Republicans, at this point, aren’t motivated by anything other than deliberate cruelty and white supremacy, especially since domestic racial issues have once more become the primary “Other” against which right-wing America defines itself. This was the case in the 1960s during the civil rights movement, but in the 1970s and 80s, the Cold War and the “Evil Empire” USSR became the chief existential threat. In the 90s, it was gay people; then came 9/11, the War on Terror, and the Scary Muslim Enemy.
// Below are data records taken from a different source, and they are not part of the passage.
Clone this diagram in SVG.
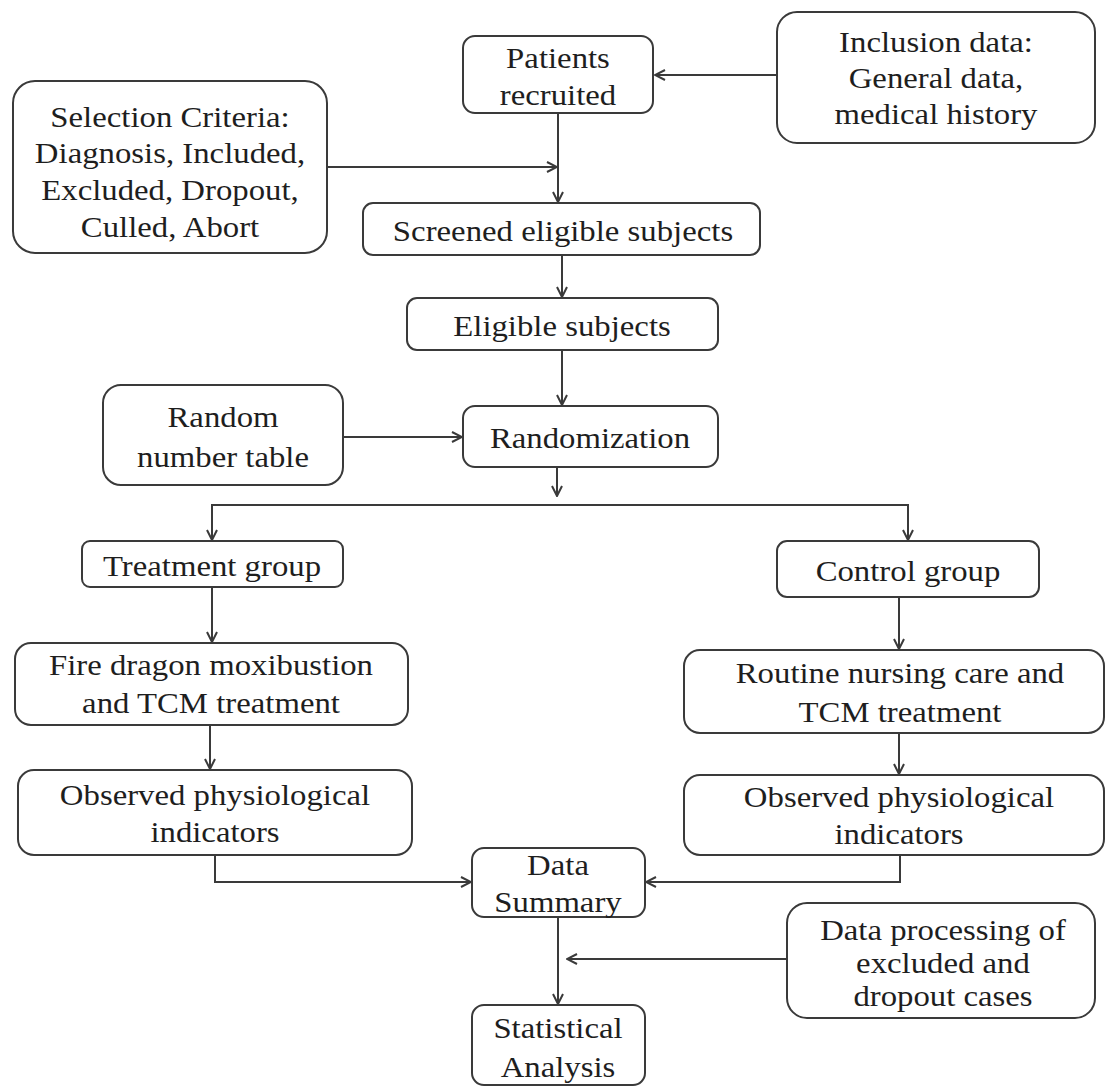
<svg xmlns="http://www.w3.org/2000/svg" width="1106" height="1087" viewBox="0 0 1106 1087">
<defs>
<style>
.box{fill:#fff;stroke:#3a3a3a;stroke-width:2}
.t{font-family:"Liberation Serif","Times New Roman",serif;font-size:29px;fill:#1e1e1e;text-anchor:middle}
.c{fill:none;stroke:#3a3a3a;stroke-width:2}
</style>
<marker id="ah" viewBox="0 0 12 12" refX="11" refY="6" markerWidth="12" markerHeight="12" markerUnits="userSpaceOnUse" orient="auto">
<path d="M1,1 L11,6 L1,11" fill="none" stroke="#3a3a3a" stroke-width="2"/>
</marker>
</defs>
<rect width="1106" height="1087" fill="#fff"/>

<g id="connectors">
<line class="c" x1="777" y1="75" x2="655" y2="75" marker-end="url(#ah)"/>
<line class="c" x1="558" y1="113" x2="558" y2="202" marker-end="url(#ah)"/>
<line class="c" x1="327" y1="167" x2="557" y2="167" marker-end="url(#ah)"/>
<line class="c" x1="562" y1="255" x2="562" y2="297" marker-end="url(#ah)"/>
<line class="c" x1="562" y1="350" x2="562" y2="405" marker-end="url(#ah)"/>
<line class="c" x1="343" y1="437" x2="462" y2="437" marker-end="url(#ah)"/>
<line class="c" x1="557" y1="467" x2="557" y2="496" marker-end="url(#ah)"/>
<polyline class="c" points="212,540 212,505 908,505 908,540"/>
<line class="c" x1="212" y1="515" x2="212" y2="540" marker-end="url(#ah)"/>
<line class="c" x1="908" y1="515" x2="908" y2="540" marker-end="url(#ah)"/>
<line class="c" x1="212" y1="587" x2="212" y2="642" marker-end="url(#ah)"/>
<line class="c" x1="899" y1="597" x2="899" y2="649" marker-end="url(#ah)"/>
<line class="c" x1="210" y1="725" x2="210" y2="769" marker-end="url(#ah)"/>
<line class="c" x1="899" y1="733" x2="899" y2="774" marker-end="url(#ah)"/>
<polyline class="c" points="215,855 215,882 471,882" marker-end="url(#ah)"/>
<polyline class="c" points="900,855 900,882 646,882" marker-end="url(#ah)"/>
<line class="c" x1="558" y1="917" x2="558" y2="1004" marker-end="url(#ah)"/>
<line class="c" x1="787" y1="959" x2="567" y2="959" marker-end="url(#ah)"/>
</g>

<g id="patients">
<rect class="box" x="463" y="36" width="190" height="77" rx="12"/>
<text class="t" transform="translate(558,0) scale(1.13,1)" y="68">Patients</text>
<text class="t" transform="translate(558,0) scale(1.13,1)" y="105">recruited</text>
</g>

<g id="inclusion">
<rect class="box" x="777" y="12" width="318" height="131" rx="20"/>
<text class="t" transform="translate(936,0) scale(1.13,1)" y="52">Inclusion data:</text>
<text class="t" transform="translate(936,0) scale(1.13,1)" y="88">General data,</text>
<text class="t" transform="translate(936,0) scale(1.13,1)" y="124">medical history</text>
</g>

<g id="selection">
<rect class="box" x="13" y="81" width="314" height="172" rx="22"/>
<text class="t" transform="translate(170,0) scale(1.13,1)" y="127">Selection Criteria:</text>
<text class="t" transform="translate(170,0) scale(1.13,1)" y="163">Diagnosis, Included,</text>
<text class="t" transform="translate(170,0) scale(1.13,1)" y="200">Excluded, Dropout,</text>
<text class="t" transform="translate(170,0) scale(1.13,1)" y="237">Culled, Abort</text>
</g>

<g id="screened">
<rect class="box" x="363" y="203" width="397" height="52" rx="10"/>
<text class="t" transform="translate(563,0) scale(1.13,1)" y="241">Screened eligible subjects</text>
</g>

<g id="eligible">
<rect class="box" x="407" y="298" width="311" height="52" rx="10"/>
<text class="t" transform="translate(562,0) scale(1.13,1)" y="336">Eligible subjects</text>
</g>

<g id="random-table">
<rect class="box" x="103" y="385" width="240" height="100" rx="18"/>
<text class="t" transform="translate(223,0) scale(1.13,1)" y="427">Random</text>
<text class="t" transform="translate(223,0) scale(1.13,1)" y="467">number table</text>
</g>

<g id="randomization">
<rect class="box" x="463" y="406" width="255" height="61" rx="12"/>
<text class="t" transform="translate(590,0) scale(1.13,1)" y="448">Randomization</text>
</g>

<g id="treatment">
<rect class="box" x="82" y="541" width="261" height="46" rx="8"/>
<text class="t" transform="translate(212,0) scale(1.13,1)" y="576">Treatment group</text>
</g>

<g id="control">
<rect class="box" x="777" y="541" width="262" height="56" rx="10"/>
<text class="t" transform="translate(908,0) scale(1.13,1)" y="581">Control group</text>
</g>

<g id="fire-dragon">
<rect class="box" x="15" y="643" width="393" height="82" rx="16"/>
<text class="t" transform="translate(211,0) scale(1.13,1)" y="675">Fire dragon moxibustion</text>
<text class="t" transform="translate(211,0) scale(1.13,1)" y="713">and TCM treatment</text>
</g>

<g id="routine">
<rect class="box" x="684" y="650" width="420" height="83" rx="16"/>
<text class="t" transform="translate(900,0) scale(1.13,1)" y="683">Routine nursing care and</text>
<text class="t" transform="translate(900,0) scale(1.13,1)" y="722">TCM treatment</text>
</g>

<g id="observed-left">
<rect class="box" x="18" y="770" width="394" height="85" rx="16"/>
<text class="t" transform="translate(215,0) scale(1.13,1)" y="805">Observed physiological</text>
<text class="t" transform="translate(215,0) scale(1.13,1)" y="842">indicators</text>
</g>

<g id="observed-right">
<rect class="box" x="684" y="775" width="420" height="80" rx="16"/>
<text class="t" transform="translate(899,0) scale(1.13,1)" y="807">Observed physiological</text>
<text class="t" transform="translate(899,0) scale(1.13,1)" y="844">indicators</text>
</g>

<g id="data-summary">
<rect class="box" x="472" y="848" width="173" height="69" rx="12"/>
<text class="t" transform="translate(558,0) scale(1.13,1)" y="875">Data</text>
<text class="t" transform="translate(558,0) scale(1.13,1)" y="912">Summary</text>
</g>

<g id="data-processing">
<rect class="box" x="787" y="903" width="308" height="115" rx="20"/>
<text class="t" transform="translate(943,0) scale(1.13,1)" y="940">Data processing of</text>
<text class="t" transform="translate(943,0) scale(1.13,1)" y="973">excluded and</text>
<text class="t" transform="translate(943,0) scale(1.13,1)" y="1006">dropout cases</text>
</g>

<g id="statistical">
<rect class="box" x="472" y="1005" width="173" height="80" rx="12"/>
<text class="t" transform="translate(558,0) scale(1.13,1)" y="1038">Statistical</text>
<text class="t" transform="translate(558,0) scale(1.13,1)" y="1077">Analysis</text>
</g>
</svg>
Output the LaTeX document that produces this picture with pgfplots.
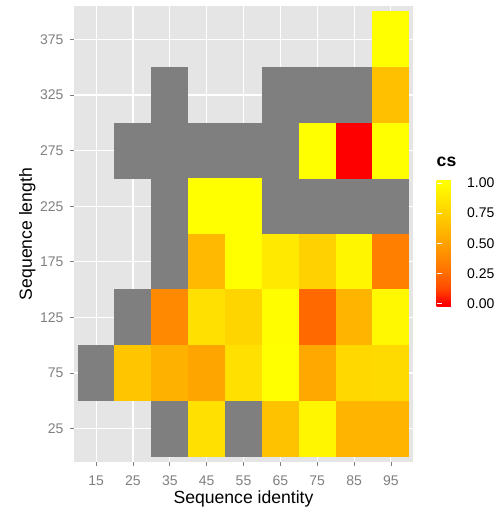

Now that the decades-long and utterly pointless wars in Iraq and Afghanistan are finally over, the Republicans -- always in need of a good non-white boogeyman, and desperate to tamp down the reckoning on racial justice and the emergence of movements like Black Lives Matter -- have once more turned to whipping up the fear and resentment of white America against the idea of being “replaced.” This is because any systematic examination and discreditation of American racism threatens the foundations they have built their power on ever since the post-Civil Rights Movement partisan realignment. That is what the “Southern Strategy” literally was (and is). So when you have one party who simply flouts and ignores all the rules and norms of the country’s entire history, because the only thing that matters to them is the consolidation and maintenance of indefinite white-supremacist fascist minority authoritarian rule.... again, what do you do?
Anyway, to sum up: the Supreme Court is acting as it now is because the Republicans designed it to do exactly that over decades, played the long game, and trampled over every established rule or obstacle or moral objection in their way. Democrats didn’t act like that because Democrats aren’t fascists. How they -- and we -- respond to that is going to shape the future of the country for generations to come.